GOAL =
Repeat the data below exactly, dropping any pictures it holds.

[START OF SUPPLIED DATA]

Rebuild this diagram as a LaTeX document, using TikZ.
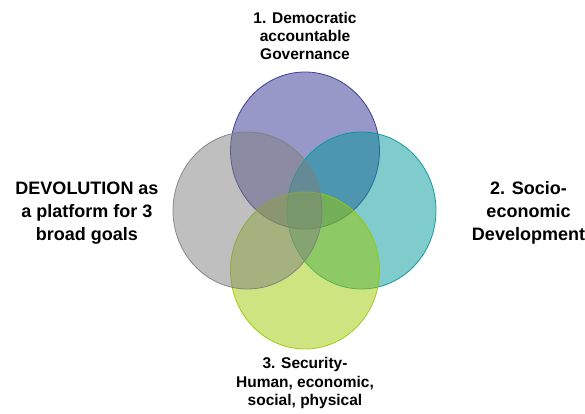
\documentclass[tikz,border=0pt]{standalone}
\usepackage{fontspec}
\setmainfont{Liberation Sans}
\usepackage{tikz}

\definecolor{govblue}{RGB}{49,49,145}
\definecolor{ecoteal}{RGB}{1,151,151}
\definecolor{secgreen}{RGB}{155,201,1}
\definecolor{devgray}{RGB}{127,127,127}

\tikzset{
  goal/.style={draw=#1,fill=#1,fill opacity=0.5,draw opacity=0.9,line width=0.8pt},
  biglbl/.style={align=center,font=\bfseries\fontsize{18}{23}\selectfont},
  lbl/.style={align=center,font=\bfseries\fontsize{15.5}{18.3}\selectfont}
}

\begin{document}
\begin{tikzpicture}[x=1pt,y=1pt]
\useasboundingbox (0,0) rectangle (585,414);
\draw[goal=govblue](305,263.5) ellipse [x radius=74.5,y radius=78.5];
\draw[goal=ecoteal](361.5,203.5) ellipse [x radius=74.5,y radius=78.5];
\draw[goal=secgreen](305,143.5) ellipse [x radius=74.5,y radius=78.5];
\draw[goal=devgray](247.5,203.5) ellipse [x radius=74.5,y radius=78.5];
\node[lbl] (gov) at (305,378) {1. Democratic\\accountable\\Governance};
\node[biglbl] (eco) at (528.5,200.7) {2. Socio-\\economic\\Development};
\node[lbl] (sec) at (305,31) {3. Security-\\Human, economic,\\social, physical};
\node[biglbl] (devo) at (87,200.7) {DEVOLUTION as\\a platform for 3\\broad goals};
\end{tikzpicture}
\end{document}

[END OF SUPPLIED DATA]

TASK RESPONSE =
Rebuild this diagram as a LaTeX document, using TikZ.
\documentclass[tikz,border=0pt]{standalone}
\usepackage{fontspec}
\setmainfont{Liberation Sans}
\usepackage{tikz}

\definecolor{govblue}{RGB}{49,49,145}
\definecolor{ecoteal}{RGB}{1,151,151}
\definecolor{secgreen}{RGB}{155,201,1}
\definecolor{devgray}{RGB}{127,127,127}

\tikzset{
  goal/.style={draw=#1,fill=#1,fill opacity=0.5,draw opacity=0.9,line width=0.8pt},
  biglbl/.style={align=center,font=\bfseries\fontsize{18}{23}\selectfont},
  lbl/.style={align=center,font=\bfseries\fontsize{15.5}{18.3}\selectfont}
}

\begin{document}
\begin{tikzpicture}[x=1pt,y=1pt]
\useasboundingbox (0,0) rectangle (585,414);
\draw[goal=govblue](305,263.5) ellipse [x radius=74.5,y radius=78.5];
\draw[goal=ecoteal](361.5,203.5) ellipse [x radius=74.5,y radius=78.5];
\draw[goal=secgreen](305,143.5) ellipse [x radius=74.5,y radius=78.5];
\draw[goal=devgray](247.5,203.5) ellipse [x radius=74.5,y radius=78.5];
\node[lbl] (gov) at (305,378) {1. Democratic\\accountable\\Governance};
\node[biglbl] (eco) at (528.5,200.7) {2. Socio-\\economic\\Development};
\node[lbl] (sec) at (305,31) {3. Security-\\Human, economic,\\social, physical};
\node[biglbl] (devo) at (87,200.7) {DEVOLUTION as\\a platform for 3\\broad goals};
\end{tikzpicture}
\end{document}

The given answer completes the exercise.